La cerise sur le gâteau folklorique ne l’est pas seulement, folklorique, et la fureur d’Obama n’est pas feinte. Le Secret Service est la garde rapprochée du président, unité de renseignement et de police de protection d’élite par excellence ; experte en protection du président, habile en toutes choses et notamment à dissimuler et à camoufler les affaire de cul de divers présidents passés, – et que voilà prise, elle-même, désormais, dans ses propres et sordides affaires de cul. Symboliquement autant que très concrètement, c’est une affaire significative de la décadence de la puissance américaniste, de la qualité supposée de cette puissance, et sa perdition dans la corruption généralisée, autant vénale et de mœurs que psychologique, avec les liens inextricables avec l’argent du corporate power, la privatisation des forces et services de sécurité nationale, les trafics et en tous genres, l’affaiblissement continu du sens du devoir et du service, etc. Le sommet a bien été également marqué par ce signe puissant de la décadence accélérée, vertigineuse, de l’Empire.

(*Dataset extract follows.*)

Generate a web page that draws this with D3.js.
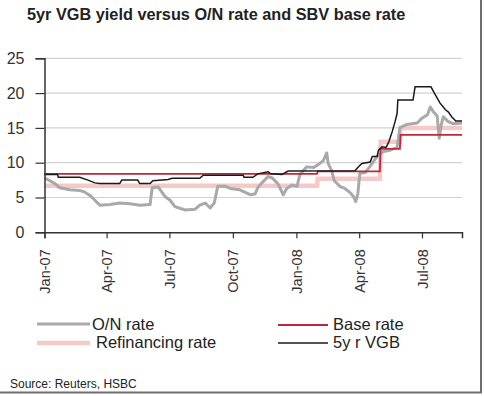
<!DOCTYPE html>
<html>
<head>
<meta charset="utf-8">
<script src="https://cdn.jsdelivr.net/npm/d3@7"></script>
<style>
  html, body { margin: 0; padding: 0; background: #fff; }
  svg { display: block; font-family: "Liberation Sans", Arial, sans-serif; }
</style>
</head>
<body>
<svg id="chart" width="484" height="396"></svg>
<script>
// ---------- data ----------
const titleText = "5yr VGB yield versus O/N rate and SBV base rate";
const sourceText = "Source: Reuters, HSBC";
const yTicks = [0, 5, 10, 15, 20, 25];
const xTickDates = ["2007-01-01", "2007-04-01", "2007-07-01", "2007-10-01", "2008-01-01", "2008-04-01", "2008-07-01"];
const xTickLabels = ["Jan-07", "Apr-07", "Jul-07", "Oct-07", "Jan-08", "Apr-08", "Jul-08"];
const xDomain = ["2007-01-01", "2008-08-28"];

const onRate = [
  ["2007-01-01", 7.8], ["2007-01-09", 7.4], ["2007-01-16", 7.0], ["2007-01-23", 6.4],
  ["2007-02-07", 6.1], ["2007-02-21", 6.0], ["2007-02-28", 5.8], ["2007-03-08", 5.3],
  ["2007-03-15", 4.6], ["2007-03-22", 3.9], ["2007-04-06", 4.0], ["2007-04-20", 4.2],
  ["2007-05-05", 4.1], ["2007-05-19", 3.9], ["2007-06-03", 4.0], ["2007-06-06", 6.4],
  ["2007-06-15", 6.5], ["2007-06-25", 5.1], ["2007-07-02", 4.6], ["2007-07-09", 3.7],
  ["2007-07-24", 3.2], ["2007-08-07", 3.3], ["2007-08-14", 3.9], ["2007-08-22", 4.2],
  ["2007-08-29", 3.5], ["2007-09-04", 4.2], ["2007-09-09", 6.6], ["2007-09-20", 6.6],
  ["2007-09-27", 6.3], ["2007-10-11", 6.1], ["2007-10-26", 5.4], ["2007-11-02", 5.5],
  ["2007-11-06", 6.4], ["2007-11-12", 7.1], ["2007-11-21", 8.0], ["2007-11-27", 7.8],
  ["2007-12-05", 7.0], ["2007-12-13", 5.4], ["2007-12-18", 6.3], ["2007-12-26", 6.8],
  ["2008-01-02", 6.6], ["2008-01-06", 8.3], ["2008-01-16", 9.4], ["2008-01-26", 9.3],
  ["2008-02-04", 9.9], ["2008-02-09", 10.3], ["2008-02-14", 11.4], ["2008-02-16", 9.9],
  ["2008-02-21", 8.9], ["2008-02-25", 7.4], ["2008-03-04", 6.6], ["2008-03-11", 6.3],
  ["2008-03-18", 5.8], ["2008-03-24", 5.1], ["2008-03-27", 4.4], ["2008-03-30", 5.5],
  ["2008-04-02", 8.5], ["2008-04-10", 8.6], ["2008-04-17", 9.5], ["2008-04-27", 10.9],
  ["2008-05-06", 11.6], ["2008-05-16", 11.8], ["2008-05-26", 12.2], ["2008-05-30", 15.0],
  ["2008-06-09", 15.5], ["2008-06-24", 15.7], ["2008-07-01", 16.4], ["2008-07-09", 16.9],
  ["2008-07-13", 18.0], ["2008-07-17", 17.4], ["2008-07-23", 16.7], ["2008-07-26", 13.5],
  ["2008-07-29", 15.5], ["2008-08-01", 16.6], ["2008-08-08", 15.9], ["2008-08-15", 15.6],
  ["2008-08-28", 15.7]
];

const refinancingRate = [
  ["2007-01-01", 6.7], ["2008-01-31", 6.7], ["2008-02-01", 7.7], ["2008-05-01", 7.7],
  ["2008-05-02", 13.0], ["2008-05-30", 13.0], ["2008-05-31", 15.0], ["2008-08-28", 15.0]
];

const baseRate = [
  ["2007-01-01", 8.4], ["2008-01-31", 8.4], ["2008-02-01", 8.75], ["2008-05-01", 8.75],
  ["2008-05-02", 12.0], ["2008-05-30", 12.0], ["2008-05-31", 14.0], ["2008-08-28", 14.0]
];

const vgb5yr = [
  ["2007-01-01", 8.3], ["2007-01-20", 8.3], ["2007-01-21", 7.9], ["2007-02-21", 7.9],
  ["2007-03-05", 7.5], ["2007-03-15", 7.1], ["2007-03-22", 7.0], ["2007-04-20", 7.0],
  ["2007-04-23", 7.5], ["2007-05-16", 7.5], ["2007-05-19", 7.0], ["2007-06-03", 7.0],
  ["2007-06-07", 7.4], ["2007-06-29", 7.6], ["2007-07-05", 7.75], ["2007-08-14", 7.75],
  ["2007-08-19", 8.2], ["2007-10-16", 8.2], ["2007-10-17", 7.9], ["2007-10-30", 7.9],
  ["2007-11-06", 8.4], ["2007-11-21", 8.7], ["2007-11-25", 8.4], ["2007-12-11", 8.3],
  ["2007-12-20", 8.8], ["2008-03-26", 8.85], ["2008-03-30", 9.3], ["2008-04-05", 9.9],
  ["2008-04-17", 10.1], ["2008-04-20", 10.9], ["2008-04-27", 10.9], ["2008-04-29", 11.8],
  ["2008-05-04", 12.3], ["2008-05-10", 12.2], ["2008-05-14", 13.0], ["2008-05-19", 14.5],
  ["2008-05-23", 15.9], ["2008-05-26", 17.1], ["2008-05-27", 19.0], ["2008-06-18", 19.0],
  ["2008-06-21", 20.9], ["2008-07-14", 20.9], ["2008-07-19", 20.0], ["2008-07-27", 18.6],
  ["2008-08-04", 17.6], ["2008-08-08", 17.3], ["2008-08-13", 16.6], ["2008-08-19", 16.0],
  ["2008-08-28", 16.0]
];

const seriesNames = ["O/N rate", "Refinancing rate", "Base rate", "5y r VGB"];
const seriesColors = ["#a9a9a9", "#f6c9c9", "#c0283a", "#1a1a1a"];

// ---------- chart ----------
const parse = d3.timeParse("%Y-%m-%d");
const svg = d3.select("#chart");

const x = d3.scaleTime().domain(xDomain.map(parse)).range([44.5, 462]);
const y = d3.scaleLinear().domain([0, 25]).range([232.3, 58.3]);

// frame
svg.append("line").attr("x1", 481).attr("x2", 481).attr("y1", 0).attr("y2", 393)
  .attr("stroke", "#6e6e6e").attr("stroke-width", 2);
svg.append("line").attr("x1", 0).attr("x2", 482).attr("y1", 392.5).attr("y2", 392.5)
  .attr("stroke", "#6e6e6e").attr("stroke-width", 2);

// title
svg.append("text").attr("x", 27).attr("y", 20)
  .attr("font-size", 16.3).attr("font-weight", "bold").attr("fill", "#222")
  .text(titleText);

// gridlines
svg.append("g").selectAll("line").data(yTicks.filter(d => d > 0)).join("line")
  .attr("x1", x.range()[0]).attr("x2", x.range()[1])
  .attr("y1", d => y(d)).attr("y2", d => y(d))
  .attr("stroke", "#d2d2d2").attr("stroke-width", 1.2);

// lines
const lineGen = d3.line().x(d => x(parse(d[0]))).y(d => y(d[1]));
const plot = svg.append("g");
plot.append("path").datum(refinancingRate).attr("d", lineGen)
  .attr("fill", "none").attr("stroke", seriesColors[1]).attr("stroke-width", 4.5);
plot.append("path").datum(onRate).attr("d", lineGen)
  .attr("fill", "none").attr("stroke", seriesColors[0]).attr("stroke-width", 3)
  .attr("stroke-linejoin", "round");
plot.append("path").datum(baseRate).attr("d", lineGen)
  .attr("fill", "none").attr("stroke", seriesColors[2]).attr("stroke-width", 1.8);
plot.append("path").datum(vgb5yr).attr("d", lineGen)
  .attr("fill", "none").attr("stroke", seriesColors[3]).attr("stroke-width", 1.5);

// y axis
const yAxis = svg.append("g").attr("transform", "translate(44.5,0)")
  .call(d3.axisLeft(y).tickValues(yTicks).tickSize(9).tickPadding(11).tickFormat(d3.format("d")));
yAxis.select(".domain").attr("stroke", "#333").attr("stroke-width", 1.5);
yAxis.selectAll(".tick line").attr("stroke", "#333").attr("stroke-width", 1.2);
yAxis.selectAll("text").attr("font-size", 16).attr("fill", "#333")
  .attr("font-family", "'Liberation Sans', Arial, sans-serif");

// x axis
const xAxis = svg.append("g").attr("transform", "translate(0,232.3)")
  .call(d3.axisBottom(x).tickValues(xTickDates.map(parse)).tickSize(6)
    .tickFormat((d, i) => xTickLabels[i]));
xAxis.select(".domain").attr("stroke", "#333").attr("stroke-width", 1.5);
xAxis.selectAll(".tick line").attr("stroke", "#333").attr("stroke-width", 1.2);
xAxis.selectAll("text")
  .attr("font-size", 14.5).attr("fill", "#333")
  .attr("font-family", "'Liberation Sans', Arial, sans-serif")
  .attr("text-anchor", "end")
  .attr("transform", "rotate(-90)")
  .attr("x", -17).attr("y", 0).attr("dy", "0.35em");

// legend
const legendItems = [
  { name: seriesNames[0], color: seriesColors[0], w: 3, x1: 37, x2: 90, ly: 324, tx: 92, ty: 330 },
  { name: seriesNames[1], color: seriesColors[1], w: 4.5, x1: 37, x2: 90, ly: 343, tx: 96, ty: 348 },
  { name: seriesNames[2], color: seriesColors[2], w: 1.8, x1: 278, x2: 328, ly: 325, tx: 333, ty: 330 },
  { name: seriesNames[3], color: seriesColors[3], w: 1.5, x1: 278, x2: 328, ly: 343, tx: 333, ty: 348 }
];
const lg = svg.append("g");
legendItems.forEach(it => {
  lg.append("line").attr("x1", it.x1).attr("x2", it.x2).attr("y1", it.ly).attr("y2", it.ly)
    .attr("stroke", it.color).attr("stroke-width", it.w);
  lg.append("text").attr("x", it.tx).attr("y", it.ty).attr("font-size", 16.5)
    .attr("fill", "#222").text(it.name);
});

// source
svg.append("text").attr("x", 10).attr("y", 388).attr("font-size", 12)
  .attr("fill", "#222").text(sourceText);
</script>
</body>
</html>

Tout le monde, à Carthagène, savait également que l’absurde position des USA sur Cuba, outre les calculs électoraux d’un Obama qui semble réserver sa brillante intelligence à la gestion de son arrière-cuisine électorale, est le reflet d’une complète paralysie du pouvoir à Washington. Il s’agit de la paralysie devant les supposés groupes de pression, devant la dialectique robotisée des factions radicales ; mais aussi, la paralysie bureaucratique, qui fait que, même si Obama décidait la levée de toutes les restrictions à l’encontre de Cuba, il se heurterait à une machine bureaucratique qui rendrait quasiment inapplicable sa décision. Le géant est paralysé, ligoté et sans aucune énergie, et il est, dans cette position sans espoir de changement, en cours de dissolution accélérée… Tout le charme indéniable d’Obama, son intelligence vive, etc., ne peuvent strictement rien contre cela ; au contraire, ces vertus mettent en évidence, par contraste, la terrible pression de ces problèmes.

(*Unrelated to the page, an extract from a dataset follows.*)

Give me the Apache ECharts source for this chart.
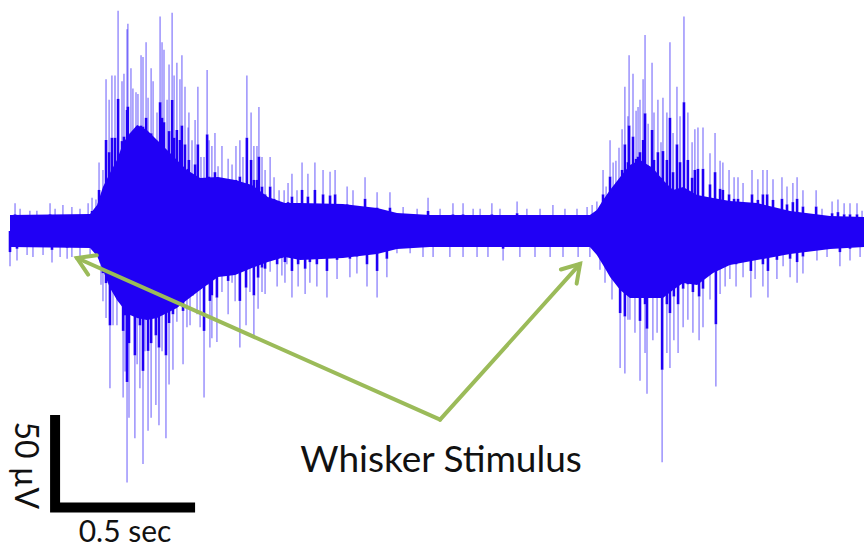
<!DOCTYPE html>
<html>
<head>
<meta charset="utf-8">
<script src="https://cdn.jsdelivr.net/npm/echarts@6/dist/echarts.min.js"></script>
<style>
  html, body { margin: 0; padding: 0; background: #ffffff; }
  #chart { width: 864px; height: 550px; }
</style>
</head>
<body>
<div id="chart"></div>
<script>
// Extracellular recording, barrel cortex: time in seconds, voltage in µV.

// Dense envelope of the trace (upper / lower edge of the solid band)
const coreTime  = [0, 0.286, 0.311, 0.332, 0.357, 0.382, 0.404, 0.429, 0.454, 0.489, 0.525, 0.561, 0.596, 0.632, 0.679, 0.743, 0.804, 0.864, 0.921, 0.982, 1.036, 1.189, 1.311, 1.382, 1.5, 2.071, 2.096, 2.118, 2.143, 2.179, 2.214, 2.25, 2.296, 2.332, 2.368, 2.404, 2.454, 2.511, 2.571, 2.668, 2.786, 2.929, 3.05];
const coreUpper = [8.6, 9.2, 14.1, 23.8, 31.4, 38.4, 47.6, 53.0, 57.3, 54.6, 49.2, 43.8, 38.4, 33.0, 28.6, 29.2, 27.6, 24.9, 18.4, 15.1, 15.1, 14.6, 12.4, 9.7, 8.6, 8.6, 11.4, 16.8, 22.2, 29.2, 35.7, 38.4, 34.1, 27.6, 22.2, 23.8, 19.5, 17.8, 16.2, 15.1, 10.8, 8.1, 7.6];
const coreLower = [-8.6, -9.2, -13.5, -21.1, -30.8, -37.3, -41.6, -45.4, -47.0, -48.1, -47.0, -44.3, -41.6, -37.3, -31.9, -24.9, -23.8, -20.0, -16.8, -14.1, -15.7, -14.6, -12.4, -9.7, -8.6, -8.6, -13.0, -18.4, -24.9, -31.9, -36.2, -36.2, -36.2, -36.2, -31.9, -28.1, -29.2, -22.7, -18.4, -15.7, -12.4, -9.7, -8.6];

// Individual spikes [time s, peak µV]
const baselineUp1 = [[0.018,15],[0.036,12],[0.071,11],[0.096,11],[0.143,15],[0.161,12],[0.189,14],[0.221,13],[0.25,12],[0.279,15]];
const burst1Up = [[0.293,18],[0.307,17],[0.318,37],[0.332,33],[0.343,82],[0.354,71],[0.364,84],[0.375,84],[0.386,119],[0.4,81],[0.407,85],[0.418,109],[0.421,112],[0.432,88],[0.439,77],[0.45,75],[0.457,74],[0.468,95],[0.475,94],[0.486,102],[0.493,72],[0.504,88],[0.511,81],[0.525,64],[0.536,116],[0.543,102],[0.55,98],[0.561,71],[0.568,90],[0.579,118],[0.586,84],[0.596,91],[0.607,82],[0.614,95],[0.625,78],[0.636,56],[0.639,64],[0.65,49],[0.661,60],[0.671,78],[0.682,40],[0.693,40],[0.704,87],[0.711,49],[0.721,46],[0.732,53],[0.743,35],[0.757,46],[0.779,39],[0.793,36],[0.807,46],[0.821,49],[0.832,40],[0.846,84],[0.861,64],[0.871,46],[0.882,46],[0.889,67],[0.9,40],[0.911,33],[0.929,40],[0.943,29],[0.961,22],[0.979,22],[0.993,26],[1.007,31],[1.025,22],[1.043,37],[1.064,31],[1.089,37],[1.118,33],[1.143,32],[1.161,33],[1.204,24],[1.225,22],[1.268,29],[1.311,21],[1.357,21],[1.404,13],[1.454,12],[1.493,18]];
const baselineUp2 = [[1.536,12],[1.582,15],[1.618,15],[1.654,12],[1.679,12],[1.721,15],[1.75,12],[1.811,16],[1.846,12],[1.893,12],[1.939,14],[1.982,12],[2.025,12],[2.061,13],[2.079,14]];
const burst2Up = [[2.096,16],[2.118,33],[2.129,24],[2.143,49],[2.154,37],[2.164,38],[2.175,45],[2.186,55],[2.196,78],[2.207,62],[2.211,95],[2.225,85],[2.236,65],[2.243,67],[2.25,71],[2.261,82],[2.268,106],[2.279,58],[2.293,91],[2.3,64],[2.314,71],[2.325,48],[2.332,72],[2.346,64],[2.357,102],[2.368,53],[2.382,78],[2.393,62],[2.407,116],[2.421,64],[2.436,48],[2.446,55],[2.457,56],[2.475,56],[2.5,42],[2.518,53],[2.536,38],[2.546,37],[2.568,33],[2.586,29],[2.6,29],[2.618,26],[2.65,33],[2.671,28],[2.689,33],[2.704,33],[2.725,28],[2.757,29],[2.775,24],[2.796,26],[2.811,29],[2.832,22],[2.879,22],[2.9,12],[2.936,16],[2.957,17],[2.979,15],[3.0,15],[3.025,15],[3.043,11]];

const baselineDown1 = [[0.0,-19],[0.025,-16],[0.061,-13],[0.082,-14],[0.118,-13],[0.15,-17],[0.179,-14],[0.204,-15],[0.221,-14],[0.25,-14],[0.286,-14]];
const burst1Down = [[0.325,-29],[0.332,-38],[0.343,-47],[0.357,-85],[0.368,-51],[0.382,-51],[0.393,-31],[0.404,-90],[0.411,-76],[0.418,-136],[0.425,-101],[0.446,-112],[0.454,-72],[0.464,-85],[0.475,-126],[0.482,-65],[0.493,-108],[0.504,-101],[0.521,-94],[0.532,-105],[0.543,-65],[0.557,-112],[0.568,-83],[0.582,-75],[0.596,-49],[0.618,-72],[0.632,-52],[0.643,-51],[0.654,-35],[0.668,-45],[0.679,-52],[0.693,-90],[0.707,-29],[0.714,-63],[0.721,-58],[0.739,-60],[0.757,-33],[0.779,-45],[0.793,-28],[0.804,-38],[0.821,-63],[0.843,-51],[0.857,-33],[0.871,-58],[0.886,-42],[0.9,-33],[0.911,-34],[0.929,-22],[0.954,-30],[0.971,-24],[0.982,-28],[0.989,-18],[1.007,-36],[1.029,-30],[1.054,-34],[1.071,-28],[1.096,-30],[1.132,-36],[1.168,-26],[1.214,-25],[1.239,-23],[1.275,-30],[1.311,-36],[1.346,-25],[1.382,-12],[1.429,-12],[1.475,-14]];
const baselineDown2 = [[1.511,-14],[1.571,-14],[1.618,-14],[1.668,-14],[1.707,-14],[1.761,-16],[1.821,-14],[1.875,-14],[1.929,-14],[1.975,-14],[2.029,-14],[2.071,-14]];
const burst2Down = [[2.107,-21],[2.125,-28],[2.15,-37],[2.179,-74],[2.196,-77],[2.207,-48],[2.214,-48],[2.232,-55],[2.25,-81],[2.268,-66],[2.275,-88],[2.296,-59],[2.311,-55],[2.329,-125],[2.346,-66],[2.357,-74],[2.371,-59],[2.386,-66],[2.404,-52],[2.421,-48],[2.439,-55],[2.461,-59],[2.475,-52],[2.5,-37],[2.521,-84],[2.536,-34],[2.554,-30],[2.571,-26],[2.593,-30],[2.618,-25],[2.646,-36],[2.661,-26],[2.689,-30],[2.707,-36],[2.739,-26],[2.761,-19],[2.786,-25],[2.811,-28],[2.832,-23],[2.882,-16],[2.918,-14],[2.964,-19],[3.0,-16],[3.036,-14]];

// Scale bar: corner [s, µV] and extent
const scaleCorner = [0.161, -149.5];
const scaleSize = [0.5, 50];
const scaleLabels = ['0.5 sec', '50 µV'];

// Stimulus callout: arrow tips [s, µV] and the shared origin
const stimulusTips = [[0.239, -14.6], [2.036, -17.8]];
const calloutOrigin = [1.536, -102];
const calloutText = 'Whisker Stimulus';

const TRACE = '#2000f5';
const SPIKE = 'rgba(40, 20, 250, 0.5)';
const GREEN = '#9bbb59';
const FONT = 'Lato, "Open Sans", sans-serif';
// overlapping sweeps make the inner part of each deflection look solid
const SOLID_PART = 0.6;

const spikes = [].concat(baselineUp1, burst1Up, baselineUp2, burst2Up,
                         baselineDown1, burst1Down, baselineDown2, burst2Down);

const chart = echarts.init(document.getElementById('chart'), null, { renderer: 'svg' });

chart.setOption({
  animation: false,
  backgroundColor: '#ffffff',
  grid: { left: 10, right: 0, top: 0, bottom: 0 },
  xAxis: { type: 'value', min: 0, max: 3.05, show: false },
  yAxis: { type: 'value', min: -172.43, max: 124.86, show: false },
  series: [
    {
      // spike lines from the baseline to their peaks
      type: 'custom',
      z: 2,
      data: spikes,
      encode: { x: 0, y: 1 },
      renderItem: function (params, api) {
        const t = api.value(0), v = api.value(1);
        const p0 = api.coord([t, 0]);
        const pm = api.coord([t, v * SOLID_PART]);
        const p1 = api.coord([t, v]);
        return {
          type: 'group',
          children: [
            {
              type: 'line',
              shape: { x1: pm[0], y1: pm[1], x2: p1[0], y2: p1[1] },
              style: { stroke: SPIKE, lineWidth: 1.4 }
            },
            {
              type: 'line',
              shape: { x1: p0[0], y1: p0[1], x2: pm[0], y2: pm[1] },
              style: { stroke: TRACE, lineWidth: 2.6 }
            }
          ]
        };
      }
    },
    {
      // dense band of the trace
      type: 'custom',
      z: 3,
      data: [[coreTime[0], 0]],
      encode: { x: 0, y: 1 },
      renderItem: function (params, api) {
        const pts = [];
        for (let i = 0; i < coreTime.length; i++) pts.push(api.coord([coreTime[i], coreUpper[i]]));
        for (let i = coreTime.length - 1; i >= 0; i--) pts.push(api.coord([coreTime[i], coreLower[i]]));
        return { type: 'polygon', shape: { points: pts }, style: { fill: TRACE } };
      }
    },
    {
      // scale bar with its labels
      type: 'custom',
      z: 4,
      data: [scaleCorner],
      encode: { x: 0, y: 1 },
      renderItem: function (params, api) {
        const c = api.coord(scaleCorner);
        const top = api.coord([scaleCorner[0], scaleCorner[1] + scaleSize[1]]);
        const right = api.coord([scaleCorner[0] + scaleSize[0], scaleCorner[1]]);
        return {
          type: 'group',
          children: [
            {
              type: 'polyline',
              shape: { points: [top, c, right] },
              style: { stroke: '#000', lineWidth: 10, fill: null, lineJoin: 'miter', lineCap: 'butt' }
            },
            {
              type: 'text',
              x: (c[0] + right[0]) / 2, y: c[1] + 22,
              style: { text: scaleLabels[0], font: '30px ' + FONT, lineHeight: 30, fill: '#111', align: 'center', verticalAlign: 'middle' }
            },
            {
              type: 'text',
              x: c[0] - 28, y: (c[1] + top[1]) / 2 + 4,
              rotation: -Math.PI / 2,
              style: { text: scaleLabels[1], font: '32px ' + FONT, fill: '#111', align: 'center', verticalAlign: 'middle' }
            }
          ]
        };
      }
    },
    {
      // stimulus arrows and caption
      type: 'custom',
      z: 5,
      data: [calloutOrigin],
      encode: { x: 0, y: 1 },
      renderItem: function (params, api) {
        const o = api.coord(calloutOrigin);
        const children = [];
        const len = 20, ang = 32 * Math.PI / 180;
        stimulusTips.forEach(function (tipVal) {
          const tip = api.coord(tipVal);
          const dx = o[0] - tip[0], dy = o[1] - tip[1];
          const L = Math.hypot(dx, dy), ux = dx / L, uy = dy / L;
          const arm = function (a) {
            return [tip[0] + len * (ux * Math.cos(a) - uy * Math.sin(a)),
                    tip[1] + len * (ux * Math.sin(a) + uy * Math.cos(a))];
          };
          children.push({
            type: 'line',
            shape: { x1: o[0], y1: o[1], x2: tip[0], y2: tip[1] },
            style: { stroke: GREEN, lineWidth: 4, lineCap: 'round' }
          });
          children.push({
            type: 'polyline',
            shape: { points: [arm(ang), tip, arm(-ang)] },
            style: { stroke: GREEN, lineWidth: 4, fill: null, lineJoin: 'miter', lineCap: 'round' }
          });
        });
        children.push({
          type: 'text',
          x: o[0] + 1, y: o[1] + 38,
          style: { text: calloutText, font: '37px ' + FONT, fill: '#111', align: 'center', verticalAlign: 'middle' }
        });
        return { type: 'group', children: children };
      }
    }
  ]
});
</script>
</body>
</html>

Adam Isacson, du Washington Office on Latin America, disait à AP : «The label 'Americas' doesn't seem to mean that much anymore unless you're a cartographer…» Effectivement, certains ont senti qu’à Carthagène se tenait sans doute le dernier “Sommet des Amériques”, et certainement le dernier sommet où les USA ont pu encore prétendre être leur primus inter pares, – pour se voir signifié, à la fin de la réunion, lorsqu’on décida qu’il n’y aurait pas de communiqué commun, qu’ils ne l’étaient plus.

…Encore une marche descendu sur la pente de l’effondrement. “L’ai-je bien descend ?”, aurait pu se demander Obama, pris d’un soudain accès d’inquiétude ; mais non, il songeait à sa réélection, lui.